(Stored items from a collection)

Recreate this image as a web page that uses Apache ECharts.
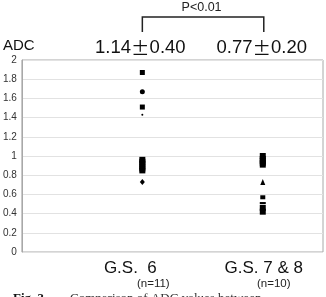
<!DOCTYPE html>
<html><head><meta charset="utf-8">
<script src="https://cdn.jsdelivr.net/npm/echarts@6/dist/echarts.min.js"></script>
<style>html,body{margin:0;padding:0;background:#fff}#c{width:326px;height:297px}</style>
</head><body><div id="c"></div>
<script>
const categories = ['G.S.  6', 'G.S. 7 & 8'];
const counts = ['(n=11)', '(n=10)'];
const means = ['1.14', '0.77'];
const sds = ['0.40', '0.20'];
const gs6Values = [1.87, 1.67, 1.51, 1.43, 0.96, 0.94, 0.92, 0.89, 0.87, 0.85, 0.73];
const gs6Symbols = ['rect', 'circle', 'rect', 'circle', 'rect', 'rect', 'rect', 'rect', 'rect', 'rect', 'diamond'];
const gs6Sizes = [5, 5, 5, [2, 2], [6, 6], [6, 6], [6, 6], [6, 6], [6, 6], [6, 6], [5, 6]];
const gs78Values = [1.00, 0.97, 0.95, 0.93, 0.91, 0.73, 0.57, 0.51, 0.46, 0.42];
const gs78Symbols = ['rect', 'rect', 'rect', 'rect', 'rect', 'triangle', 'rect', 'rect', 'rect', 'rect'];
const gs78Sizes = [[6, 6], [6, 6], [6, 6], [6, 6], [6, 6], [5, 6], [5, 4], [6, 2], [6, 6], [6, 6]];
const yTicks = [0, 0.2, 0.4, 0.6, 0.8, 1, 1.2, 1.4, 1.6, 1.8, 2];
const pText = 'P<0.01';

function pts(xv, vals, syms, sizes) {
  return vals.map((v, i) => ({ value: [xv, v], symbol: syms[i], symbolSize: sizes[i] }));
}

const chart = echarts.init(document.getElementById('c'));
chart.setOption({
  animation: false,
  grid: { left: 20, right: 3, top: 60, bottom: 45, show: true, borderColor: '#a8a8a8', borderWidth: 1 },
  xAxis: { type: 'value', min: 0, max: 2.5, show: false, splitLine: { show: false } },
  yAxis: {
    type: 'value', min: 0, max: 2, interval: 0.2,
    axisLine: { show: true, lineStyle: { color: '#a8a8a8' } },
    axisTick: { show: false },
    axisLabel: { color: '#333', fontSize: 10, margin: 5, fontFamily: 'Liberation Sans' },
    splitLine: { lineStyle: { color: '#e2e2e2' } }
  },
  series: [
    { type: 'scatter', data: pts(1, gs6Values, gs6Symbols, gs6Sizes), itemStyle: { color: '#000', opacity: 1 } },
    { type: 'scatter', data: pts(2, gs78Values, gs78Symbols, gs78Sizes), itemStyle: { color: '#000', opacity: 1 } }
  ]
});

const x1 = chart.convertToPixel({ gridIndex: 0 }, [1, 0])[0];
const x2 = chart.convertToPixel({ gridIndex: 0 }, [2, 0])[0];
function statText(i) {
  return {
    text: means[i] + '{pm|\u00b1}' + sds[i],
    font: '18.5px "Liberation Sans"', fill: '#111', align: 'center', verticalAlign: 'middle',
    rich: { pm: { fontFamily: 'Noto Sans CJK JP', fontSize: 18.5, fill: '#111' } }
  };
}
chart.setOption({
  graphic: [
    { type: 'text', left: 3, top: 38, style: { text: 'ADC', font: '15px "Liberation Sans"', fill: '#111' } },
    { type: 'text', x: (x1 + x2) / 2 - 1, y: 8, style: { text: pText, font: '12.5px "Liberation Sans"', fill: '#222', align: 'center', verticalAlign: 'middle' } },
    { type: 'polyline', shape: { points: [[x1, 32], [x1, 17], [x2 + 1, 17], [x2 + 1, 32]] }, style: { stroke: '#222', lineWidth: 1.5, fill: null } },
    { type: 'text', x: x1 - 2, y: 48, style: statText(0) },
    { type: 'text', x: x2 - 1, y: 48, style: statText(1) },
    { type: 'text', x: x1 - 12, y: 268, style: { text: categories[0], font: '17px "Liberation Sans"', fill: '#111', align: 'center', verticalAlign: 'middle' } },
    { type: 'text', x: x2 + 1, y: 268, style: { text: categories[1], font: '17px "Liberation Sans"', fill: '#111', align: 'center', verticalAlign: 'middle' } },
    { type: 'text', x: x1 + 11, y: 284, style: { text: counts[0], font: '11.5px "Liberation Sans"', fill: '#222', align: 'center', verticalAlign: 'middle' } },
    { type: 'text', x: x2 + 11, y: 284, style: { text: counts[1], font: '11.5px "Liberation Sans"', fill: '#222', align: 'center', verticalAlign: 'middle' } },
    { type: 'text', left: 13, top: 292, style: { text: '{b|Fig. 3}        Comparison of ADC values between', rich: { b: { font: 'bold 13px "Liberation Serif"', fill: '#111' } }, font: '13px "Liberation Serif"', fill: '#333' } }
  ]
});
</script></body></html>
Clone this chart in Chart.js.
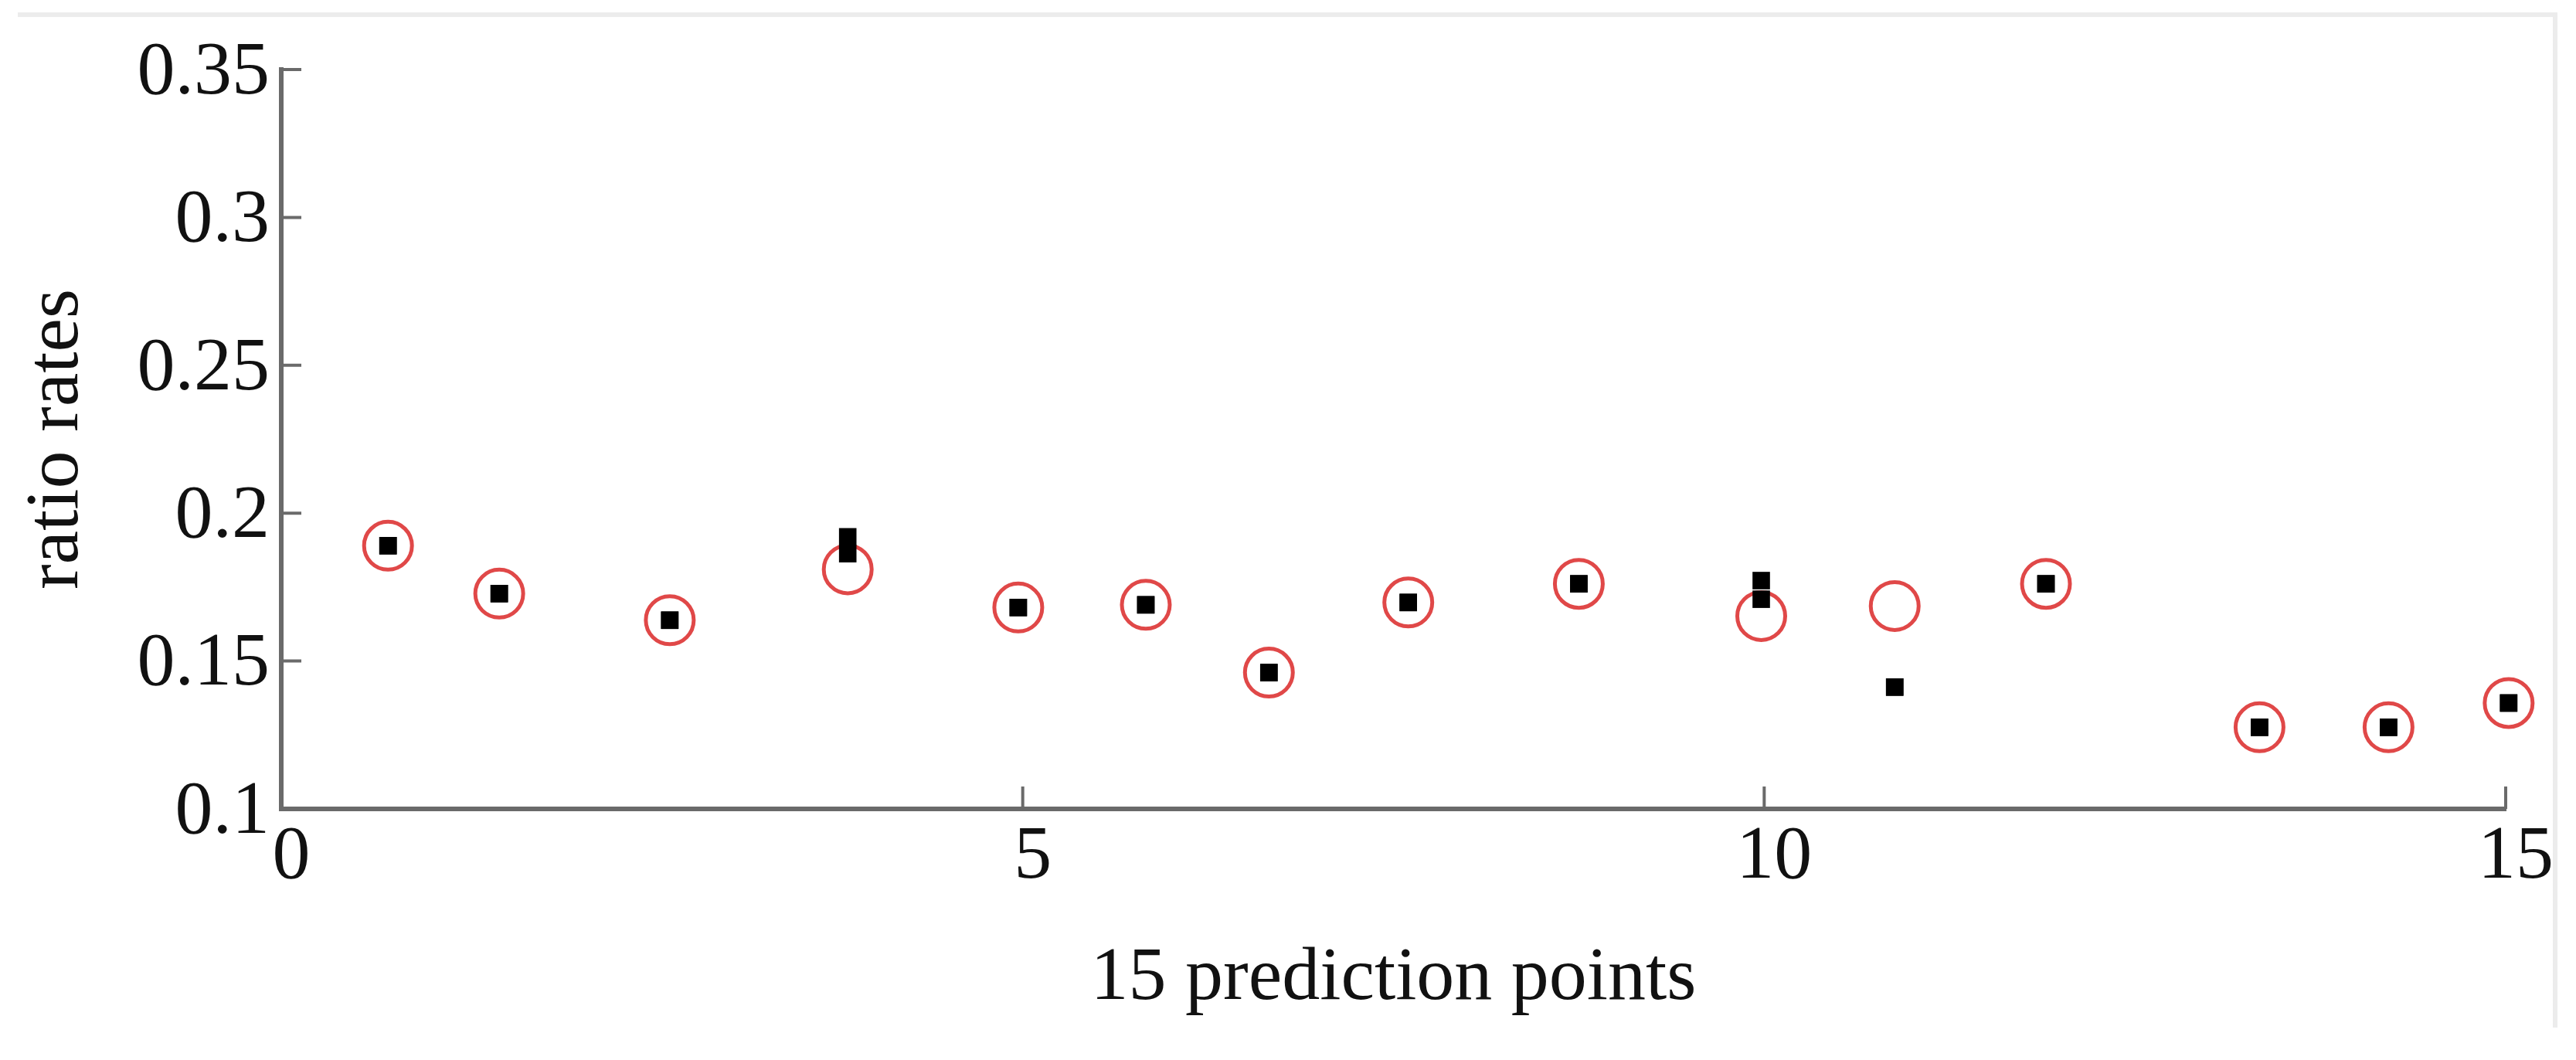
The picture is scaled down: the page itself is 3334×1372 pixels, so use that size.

**TASK GOAL**
Reproduce the entries above without change, omitting all pictures.

**REPLY**
Recreate this image as a web page that uses Apache ECharts.
<!DOCTYPE html>
<html><head><meta charset="utf-8">
<script src="https://cdn.jsdelivr.net/npm/echarts@6/dist/echarts.min.js"></script>
<style>html,body{margin:0;padding:0;background:#fff}#c{width:326px;height:297px}</style>
</head><body><div id="c"></div>
<script>
const categories = ['G.S.  6', 'G.S. 7 & 8'];
const counts = ['(n=11)', '(n=10)'];
const means = ['1.14', '0.77'];
const sds = ['0.40', '0.20'];
const gs6Values = [1.87, 1.67, 1.51, 1.43, 0.96, 0.94, 0.92, 0.89, 0.87, 0.85, 0.73];
const gs6Symbols = ['rect', 'circle', 'rect', 'circle', 'rect', 'rect', 'rect', 'rect', 'rect', 'rect', 'diamond'];
const gs6Sizes = [5, 5, 5, [2, 2], [6, 6], [6, 6], [6, 6], [6, 6], [6, 6], [6, 6], [5, 6]];
const gs78Values = [1.00, 0.97, 0.95, 0.93, 0.91, 0.73, 0.57, 0.51, 0.46, 0.42];
const gs78Symbols = ['rect', 'rect', 'rect', 'rect', 'rect', 'triangle', 'rect', 'rect', 'rect', 'rect'];
const gs78Sizes = [[6, 6], [6, 6], [6, 6], [6, 6], [6, 6], [5, 6], [5, 4], [6, 2], [6, 6], [6, 6]];
const yTicks = [0, 0.2, 0.4, 0.6, 0.8, 1, 1.2, 1.4, 1.6, 1.8, 2];
const pText = 'P<0.01';

function pts(xv, vals, syms, sizes) {
  return vals.map((v, i) => ({ value: [xv, v], symbol: syms[i], symbolSize: sizes[i] }));
}

const chart = echarts.init(document.getElementById('c'));
chart.setOption({
  animation: false,
  grid: { left: 20, right: 3, top: 60, bottom: 45, show: true, borderColor: '#a8a8a8', borderWidth: 1 },
  xAxis: { type: 'value', min: 0, max: 2.5, show: false, splitLine: { show: false } },
  yAxis: {
    type: 'value', min: 0, max: 2, interval: 0.2,
    axisLine: { show: true, lineStyle: { color: '#a8a8a8' } },
    axisTick: { show: false },
    axisLabel: { color: '#333', fontSize: 10, margin: 5, fontFamily: 'Liberation Sans' },
    splitLine: { lineStyle: { color: '#e2e2e2' } }
  },
  series: [
    { type: 'scatter', data: pts(1, gs6Values, gs6Symbols, gs6Sizes), itemStyle: { color: '#000', opacity: 1 } },
    { type: 'scatter', data: pts(2, gs78Values, gs78Symbols, gs78Sizes), itemStyle: { color: '#000', opacity: 1 } }
  ]
});

const x1 = chart.convertToPixel({ gridIndex: 0 }, [1, 0])[0];
const x2 = chart.convertToPixel({ gridIndex: 0 }, [2, 0])[0];
function statText(i) {
  return {
    text: means[i] + '{pm|\u00b1}' + sds[i],
    font: '18.5px "Liberation Sans"', fill: '#111', align: 'center', verticalAlign: 'middle',
    rich: { pm: { fontFamily: 'Noto Sans CJK JP', fontSize: 18.5, fill: '#111' } }
  };
}
chart.setOption({
  graphic: [
    { type: 'text', left: 3, top: 38, style: { text: 'ADC', font: '15px "Liberation Sans"', fill: '#111' } },
    { type: 'text', x: (x1 + x2) / 2 - 1, y: 8, style: { text: pText, font: '12.5px "Liberation Sans"', fill: '#222', align: 'center', verticalAlign: 'middle' } },
    { type: 'polyline', shape: { points: [[x1, 32], [x1, 17], [x2 + 1, 17], [x2 + 1, 32]] }, style: { stroke: '#222', lineWidth: 1.5, fill: null } },
    { type: 'text', x: x1 - 2, y: 48, style: statText(0) },
    { type: 'text', x: x2 - 1, y: 48, style: statText(1) },
    { type: 'text', x: x1 - 12, y: 268, style: { text: categories[0], font: '17px "Liberation Sans"', fill: '#111', align: 'center', verticalAlign: 'middle' } },
    { type: 'text', x: x2 + 1, y: 268, style: { text: categories[1], font: '17px "Liberation Sans"', fill: '#111', align: 'center', verticalAlign: 'middle' } },
    { type: 'text', x: x1 + 11, y: 284, style: { text: counts[0], font: '11.5px "Liberation Sans"', fill: '#222', align: 'center', verticalAlign: 'middle' } },
    { type: 'text', x: x2 + 11, y: 284, style: { text: counts[1], font: '11.5px "Liberation Sans"', fill: '#222', align: 'center', verticalAlign: 'middle' } },
    { type: 'text', left: 13, top: 292, style: { text: '{b|Fig. 3}        Comparison of ADC values between', rich: { b: { font: 'bold 13px "Liberation Serif"', fill: '#111' } }, font: '13px "Liberation Serif"', fill: '#333' } }
  ]
});
</script></body></html>
Clone this chart in Chart.js.
The picture is scaled down: the page itself is 3334×1372 pixels, so use that size.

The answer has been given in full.